__Given exercise__: Leave the pictures out. Retype exactly the lines below from the one containing "Output the Python" through the one containing "stem_y += [0, max(a, p), None]", and no others.

__Extracted records__:

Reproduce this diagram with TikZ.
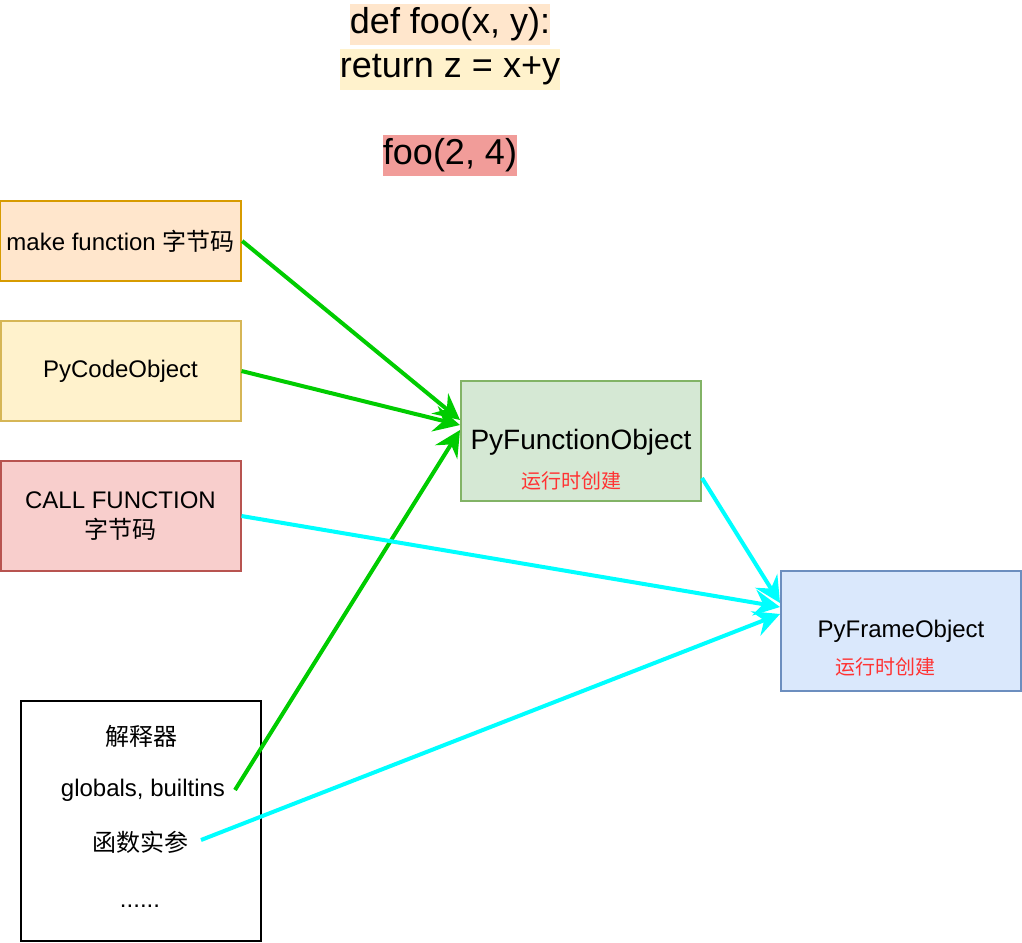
\documentclass[tikz,border=0pt]{standalone}
\usepackage{fontspec}
\setmainfont{Liberation Sans}
\newfontfamily\cjk{Noto Sans CJK SC}
\usetikzlibrary{arrows.meta}
\definecolor{orangefill}{HTML}{FFE6CC}
\definecolor{orangeline}{HTML}{D79B00}
\definecolor{yellowfill}{HTML}{FFF2CC}
\definecolor{yellowline}{HTML}{D6B656}
\definecolor{redfill}{HTML}{F8CECC}
\definecolor{redline}{HTML}{B85450}
\definecolor{greenfill}{HTML}{D5E8D4}
\definecolor{greenline}{HTML}{82B366}
\definecolor{bluefill}{HTML}{DAE8FC}
\definecolor{blueline}{HTML}{6C8EBF}
\definecolor{callbg}{HTML}{F19C99}
\definecolor{notered}{HTML}{FF3333}
\definecolor{arrgreen}{HTML}{00CC00}
\definecolor{arrcyan}{HTML}{00FFFF}
\tikzset{
  box/.style={draw, line width=1pt, minimum width=120pt, align=center, font=\fontsize{12}{15}\selectfont},
  codeline/.style={inner xsep=0pt, inner ysep=1.5pt, text height=13pt, text depth=4.5pt, font=\fontsize{18}{21}\selectfont},
  note/.style={text=notered, font=\fontsize{10}{12}\selectfont\cjk},
  item/.style={font=\fontsize{12}{15}\selectfont},
  link/.style={line width=2pt, -{Stealth[length=13pt, width=13pt, inset=4.5pt]}}
}
\begin{document}
\begin{tikzpicture}[x=0.5pt, y=-0.5pt]
\useasboundingbox (0,0) rectangle (1022,942);
% code at the top
\node[codeline, fill=orangefill] (defline) at (450,24.5) {def foo(x, y):};
\node[codeline, fill=yellowfill] (retline) at (450,69) {return z = x+y};
\node[codeline, fill=callbg] (callline) at (450,155.5) {foo(2, 4)};
% boxes on the left
\node[box, fill=orangefill, draw=orangeline, minimum height=40pt] (make) at (120.5,241) {make function {\cjk 字节码}};
\node[box, fill=yellowfill, draw=yellowline, minimum height=50pt] (code) at (120.5,371) {PyCodeObject};
\node[box, fill=redfill, draw=redline, minimum height=55pt] (call) at (120.5,516) {CALL FUNCTION\\{\cjk 字节码}};
% objects
\node[box, fill=greenfill, draw=greenline, minimum height=60pt] (func) at (581,441) {};
\node[font=\fontsize{14}{17}\selectfont] (functxt) at (581,442) {PyFunctionObject};
\node[note] (funcnote) at (571,481) {运行时创建};
\node[box, fill=bluefill, draw=blueline, minimum height=60pt] (frame) at (901,631) {};
\node[font=\fontsize{12}{15}\selectfont] (frametxt) at (901,631) {PyFrameObject};
\node[note] (framenote) at (885,667) {运行时创建};
% interpreter
\node[draw, line width=1pt, minimum width=120pt, minimum height=120pt] (interp) at (141,821) {};
\node[item, font=\fontsize{12}{15}\selectfont\cjk] (interptxt) at (141,736) {解释器};
\node[item] (globals) at (143,790) {globals, builtins};
\node[item, font=\fontsize{12}{15}\selectfont\cjk] (args) at (140,842) {函数实参};
\node[item] (more) at (140,906) {......};
\coordinate (globalsend) at (235,790);
\coordinate (argsend) at (201,840);
% arrows
\draw[link, arrgreen] (make.east) -- (func.west |- 0,420);
\draw[link, arrgreen] (code.east) -- (func.west |- 0,425);
\draw[link, arrgreen] (globalsend) -- (func.west |- 0,430);
\draw[link, arrcyan] (func.east |- 0,478) -- (frame.west |- 0,603);
\draw[link, arrcyan] (call.east) -- (frame.west |- 0,607);
\draw[link, arrcyan] (argsend) -- (frame.west |- 0,614);
\end{tikzpicture}
\end{document}
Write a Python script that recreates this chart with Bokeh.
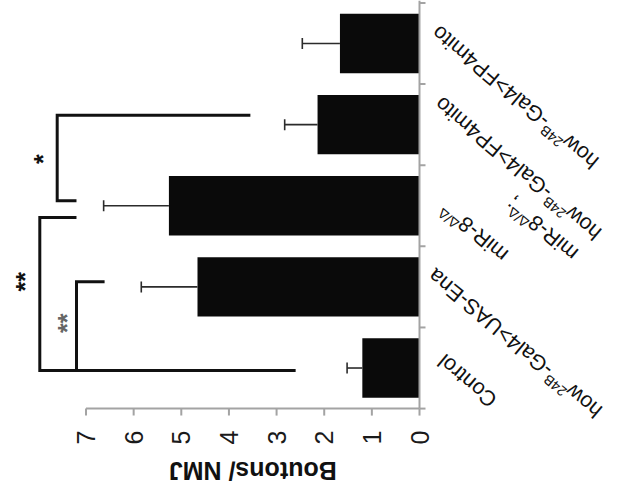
import math
from bokeh.plotting import figure
from bokeh.models import Range1d, ColumnDataSource
from bokeh.core.properties import value
from bokeh.embed import file_html
from bokeh.resources import INLINE

# ---------------- data ----------------
categories = [
    "Control",
    "how24B-Gal4>UAS-Ena",
    "miR-8Δ/Δ",
    "miR-8Δ/Δ; how24B-Gal4>FP4mito",
    "how24B-Gal4>FP4mito",
]
boutons_mean = [1.20, 4.66, 5.26, 2.14, 1.67]
boutons_sem = [0.32, 1.18, 1.37, 0.69, 0.79]
value_ticks = [0, 1, 2, 3, 4, 5, 6, 7]
value_tick_labels = ["0", "1", "2", "3", "4", "5", "6", "7"]
axis_title = "Boutons/ NMJ"
comparisons = [
    ("Control", "how24B-Gal4>UAS-Ena", "**"),
    ("Control", "miR-8Δ/Δ", "**"),
    ("miR-8Δ/Δ", "miR-8Δ/Δ; how24B-Gal4>FP4mito", "*"),
]

# display runs of each category label (text, superscript?)
label_runs = {
    "Control": [[("Control", False)]],
    "how24B-Gal4>UAS-Ena": [[("how", False), ("24B", True), ("-Gal4>UAS-Ena", False)]],
    "miR-8Δ/Δ": [[("miR-8", False), ("Δ/Δ", True)]],
    "miR-8Δ/Δ; how24B-Gal4>FP4mito": [
        [("how", False), ("24B", True), ("-Gal4>FP4mito", False)],
        [("miR-8", False), ("Δ/Δ", True), (";", False)],
    ],
    "how24B-Gal4>FP4mito": [[("how", False), ("24B", True), ("-Gal4>FP4mito", False)]],
}

# ---------------- layout / style ----------------
FRAME_W, FRAME_H = 617, 497
X_START, X_END = 8.795, -4.156
Y_START, Y_END = -1.596, 4.530
PXX = FRAME_W / (X_START - X_END)
PXY = FRAME_H / (Y_END - Y_START)
AXIS_GRAY = "#a3a3a3"
FONT = value("Liberation Sans")

# label anchors (screen px from axis / category centre) and anchoring mode
label_anchor = {
    "Control": [("end", 21.5, -9.8)],
    "how24B-Gal4>UAS-Ena": [("end", 11.9, -14.2)],
    "miR-8Δ/Δ": [("end", 24.6, 0.2)],
    "miR-8Δ/Δ; how24B-Gal4>FP4mito": [("end", 18.5, -23.7), ("start", 155.7, 131.5)],
    "how24B-Gal4>FP4mito": [("end", 15.7, -13.8)],
}
LABEL_FS = 21.5
SUP_SCALE = 0.65
SUP_RAISE = 0.33
LABEL_ANGLE = math.radians(140)

W_EM = {' ': 278, '-': 333, '/': 278, ';': 278, '>': 584, '2': 556, '4': 556, '8': 556,
        'A': 667, 'B': 667, 'C': 722, 'E': 667, 'F': 611, 'G': 778, 'P': 667, 'R': 722,
        'S': 667, 'U': 722, 'a': 556, 'h': 556, 'i': 222, 'l': 222, 'm': 833, 'n': 556,
        'o': 556, 'r': 333, 't': 278, 'w': 722, 'Δ': 668}


def text_w(s, size):
    return sum(W_EM.get(c, 556) for c in s) / 1000.0 * size


p = figure(frame_width=FRAME_W, frame_height=FRAME_H,
           x_range=Range1d(X_START, X_END), y_range=Range1d(Y_START, Y_END),
           output_backend="svg", toolbar_location=None,
           x_axis_location=None, y_axis_location=None,
           min_border=0, min_border_left=0, min_border_right=0,
           min_border_top=0, min_border_bottom=0)
p.grid.visible = False
p.outline_line_color = None
p.background_fill_color = "white"
p.border_fill_color = "white"

ypos = list(range(len(categories)))
cat_y = {c: i for i, c in enumerate(categories)}

# bars
src = ColumnDataSource(dict(y=ypos, m=boutons_mean,
                            up=[m + e for m, e in zip(boutons_mean, boutons_sem)]))
p.hbar(y="y", left=0, right="m", height=0.733, source=src,
       fill_color="#0a0a0a", line_color=None)

# error bars
p.segment(x0="m", y0="y", x1="up", y1="y", source=src, line_color="#2b2b2b", line_width=1.6)
p.scatter(x="up", y="y", source=src, marker="dash", size=11, angle=math.pi / 2,
          line_color="#2b2b2b", line_width=1.6)

# category axis (manual)
p.segment(x0=[0], y0=[-0.5], x1=[0], y1=[Y_END], line_color=AXIS_GRAY, line_width=2)
bounds_y = [i - 0.5 for i in ypos] + [len(ypos) - 0.5]
p.segment(x0=[0] * len(bounds_y), y0=bounds_y, x1=[-6 / PXX] * len(bounds_y), y1=bounds_y,
          line_color=AXIS_GRAY, line_width=2)

# value axis (manual)
p.segment(x0=[min(value_ticks)], y0=[-0.5], x1=[max(value_ticks)], y1=[-0.5],
          line_color=AXIS_GRAY, line_width=2)
p.segment(x0=value_ticks, y0=[-0.5] * len(value_ticks), x1=value_ticks,
          y1=[-0.5 - 7 / PXY] * len(value_ticks), line_color=AXIS_GRAY, line_width=2)
p.text(x=value_ticks, y=[-0.5] * len(value_ticks), text=value_tick_labels,
       angle=math.pi / 2, text_align="right", text_baseline="middle", y_offset=22,
       text_font=FONT, text_font_size="25px", text_color="#1a1a1a")
p.text(x=[(min(value_ticks) + max(value_ticks)) / 2], y=[-0.5], text=[axis_title],
       angle=math.pi, text_align="center", text_baseline="middle", y_offset=62,
       text_font=FONT, text_font_size="25px", text_font_style="bold", text_color="#111111")

# category labels (rotated, with superscripts)
dxr, dyr = math.cos(LABEL_ANGLE), -math.sin(LABEL_ANGLE)
uxr, uyr = -math.sin(LABEL_ANGLE), -math.cos(LABEL_ANGLE)
norm = dict(x=[], y=[], text=[], xo=[], yo=[])
sup = dict(x=[], y=[], text=[], xo=[], yo=[])
for cat in categories:
    for runs, (mode, ax, ay) in zip(label_runs[cat], label_anchor[cat]):
        widths = [text_w(t, LABEL_FS * (SUP_SCALE if s else 1.0)) for t, s in runs]
        total = sum(widths)
        if mode == "end":
            sx, sy = ax - total * dxr, ay - total * dyr
        else:
            sx, sy = ax, ay
        cum = 0.0
        for (t, s), w in zip(runs, widths):
            px = sx + cum * dxr
            py = sy + cum * dyr
            tgt = norm
            if s:
                px += SUP_RAISE * LABEL_FS * uxr
                py += SUP_RAISE * LABEL_FS * uyr
                tgt = sup
            tgt["x"].append(0)
            tgt["y"].append(cat_y[cat])
            tgt["text"].append(t)
            tgt["xo"].append(px)
            tgt["yo"].append(py)
            cum += w
p.text(x="x", y="y", text="text", x_offset="xo", y_offset="yo", source=ColumnDataSource(norm),
       angle=LABEL_ANGLE, text_align="left", text_baseline="alphabetic",
       text_font=FONT, text_font_size=f"{LABEL_FS}px", text_color="#111111")
p.text(x="x", y="y", text="text", x_offset="xo", y_offset="yo", source=ColumnDataSource(sup),
       angle=LABEL_ANGLE, text_align="left", text_baseline="alphabetic",
       text_font=FONT, text_font_size=f"{LABEL_FS * SUP_SCALE:.1f}px", text_color="#111111")

# significance brackets: (vertical x, arm end at first, arm end at second, offset first, offset second)
bracket_geom = [
    (7.20, 7.20, 6.61, -0.031, 0.062),
    (7.97, 2.60, 7.20, -0.031, -0.144),
    (7.605, 7.20, 3.55, 0.062, 0.117),
]
# star label: x value, offset from the second category, colour
star_pos = [(7.535, -0.448, "#666666"), (8.41, -0.938, "#111111"), (8.025, -0.424, "#111111")]
bx, by = [], []
sx_, sy_, st_, sc_ = [], [], [], []
for (a, b, lab), (xv, ea, eb, oa, ob), (stx, sto, scol) in zip(comparisons, bracket_geom, star_pos):
    ya = cat_y[a] + oa
    yb = cat_y[b] + ob
    bx.append([ea, xv, xv, eb])
    by.append([ya, ya, yb, yb])
    sx_.append(stx)
    sy_.append(cat_y[b] + sto)
    st_.append(lab)
    sc_.append(scol)
p.multi_line(xs=bx, ys=by, line_color="#111111", line_width=3, line_join="miter")
p.text(x=sx_, y=sy_, text=st_, text_color=sc_, angle=math.pi / 2, x_offset=6,
       text_align="center", text_baseline="middle",
       text_font=FONT, text_font_size="25px", text_font_style="bold")

open("out.html", "w").write(file_html(p, INLINE))
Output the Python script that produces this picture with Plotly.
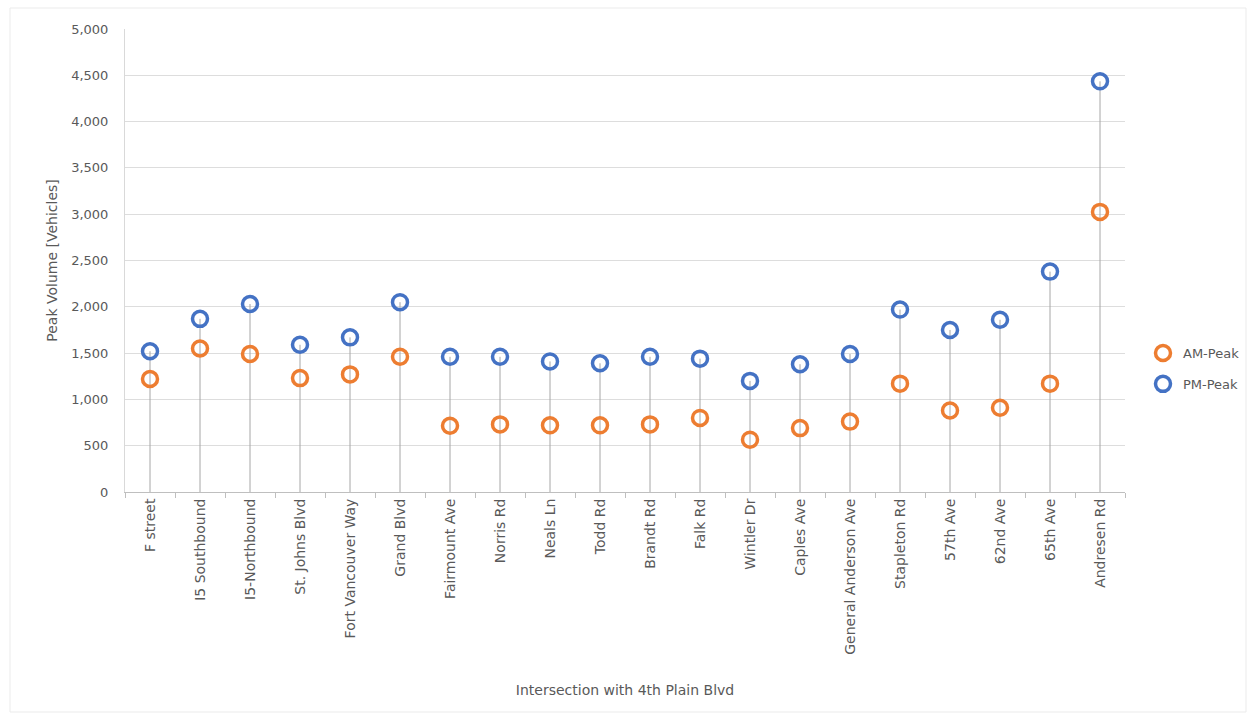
import plotly.graph_objects as go

categories = ["F street", "I5 Southbound", "I5-Northbound", "St. Johns Blvd", "Fort Vancouver Way",
              "Grand Blvd", "Fairmount Ave", "Norris Rd", "Neals Ln", "Todd Rd", "Brandt Rd",
              "Falk Rd", "Wintler Dr", "Caples Ave", "General Anderson Ave", "Stapleton Rd",
              "57th Ave", "62nd Ave", "65th Ave", "Andresen Rd"]
am_peak = [1220, 1550, 1490, 1230, 1270, 1460, 715, 730, 720, 720, 730, 800, 565, 690, 760,
           1170, 880, 910, 1170, 3025]
pm_peak = [1520, 1870, 2030, 1590, 1670, 2050, 1460, 1460, 1410, 1390, 1460, 1440, 1200, 1380,
           1490, 1970, 1750, 1860, 2380, 4435]
y_ticks = [0, 500, 1000, 1500, 2000, 2500, 3000, 3500, 4000, 4500, 5000]

font_family = "DejaVu Sans, Verdana, sans-serif"
gray_text = "#595959"

# drop lines from top point to axis
stem_x, stem_y = [], []
for c, a, p in zip(categories, am_peak, pm_peak):
    stem_x += [c, c, None]
    stem_y += [0, max(a, p), None]

fig = go.Figure()
fig.add_trace(go.Scatter(x=stem_x, y=stem_y, mode="lines", line=dict(color="#A6A6A6", width=1),
                         showlegend=False, hoverinfo="skip"))
fig.add_trace(go.Scatter(x=categories, y=am_peak, mode="markers", name="AM-Peak", legendgroup="am",
                         marker=dict(symbol="circle-open", size=15, color="#ED7D31",
                                     line=dict(width=3.5, color="#ED7D31"))))
fig.add_trace(go.Scatter(x=categories, y=pm_peak, mode="markers", name="PM-Peak", legendgroup="pm",
                         marker=dict(symbol="circle-open", size=15, color="#4472C4",
                                     line=dict(width=3.5, color="#4472C4"))))

L, R, T, B = 125, 129, 29, 227
pw = 1254 - L - R
ph = 719 - T - B

fig.update_layout(
    width=1254, height=719,
    margin=dict(l=L, r=R, t=T, b=B, autoexpand=False),
    paper_bgcolor="white", plot_bgcolor="white",
    font=dict(family=font_family, size=13, color=gray_text),
    xaxis=dict(
        type="category", categoryorder="array", categoryarray=categories,
        tickangle=-90, tickfont=dict(size=14, color=gray_text),
        showgrid=False, showline=True, linecolor="#BFBFBF", linewidth=1,
        ticks="outside", tickson="boundaries", ticklen=5, tickcolor="#BFBFBF",
        range=[-0.5, len(categories) - 0.5],
        title=dict(text="Intersection with 4th Plain Blvd", font=dict(size=14, color=gray_text),
                   standoff=31),
    ),
    yaxis=dict(
        range=[0, 5000], tickvals=y_ticks, tickformat=",", tickfont=dict(size=13, color=gray_text),
        showgrid=True, gridcolor="#DDDDDD", gridwidth=1,
        showline=True, linecolor="#D9D9D9", linewidth=1,
        zeroline=False, ticks="", ticklen=0, ticklabelstandoff=13,
        title=dict(text="Peak Volume [Vehicles]", font=dict(size=14, color=gray_text), standoff=10),
    ),
    legend=dict(x=(1143 - L) / pw, y=1 - (338 - T) / ph, xanchor="left", yanchor="top",
                font=dict(size=13, color=gray_text), traceorder="grouped", tracegroupgap=11,
                bgcolor="rgba(0,0,0,0)", itemwidth=30),
    showlegend=True,
)

fig.add_shape(type="rect", xref="paper", yref="paper",
              x0=(10 - L) / pw, x1=(1246 - L) / pw, y0=1 - (712 - T) / ph, y1=1 - (8 - T) / ph,
              line=dict(color="#EBEBEB", width=1), fillcolor="rgba(0,0,0,0)", layer="below")

fig.write_html("out.html")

__Task response__:
Output the Python script that produces this picture with Plotly.
import plotly.graph_objects as go

categories = ["F street", "I5 Southbound", "I5-Northbound", "St. Johns Blvd", "Fort Vancouver Way",
              "Grand Blvd", "Fairmount Ave", "Norris Rd", "Neals Ln", "Todd Rd", "Brandt Rd",
              "Falk Rd", "Wintler Dr", "Caples Ave", "General Anderson Ave", "Stapleton Rd",
              "57th Ave", "62nd Ave", "65th Ave", "Andresen Rd"]
am_peak = [1220, 1550, 1490, 1230, 1270, 1460, 715, 730, 720, 720, 730, 800, 565, 690, 760,
           1170, 880, 910, 1170, 3025]
pm_peak = [1520, 1870, 2030, 1590, 1670, 2050, 1460, 1460, 1410, 1390, 1460, 1440, 1200, 1380,
           1490, 1970, 1750, 1860, 2380, 4435]
y_ticks = [0, 500, 1000, 1500, 2000, 2500, 3000, 3500, 4000, 4500, 5000]

font_family = "DejaVu Sans, Verdana, sans-serif"
gray_text = "#595959"

# drop lines from top point to axis
stem_x, stem_y = [], []
for c, a, p in zip(categories, am_peak, pm_peak):
    stem_x += [c, c, None]
    stem_y += [0, max(a, p), None]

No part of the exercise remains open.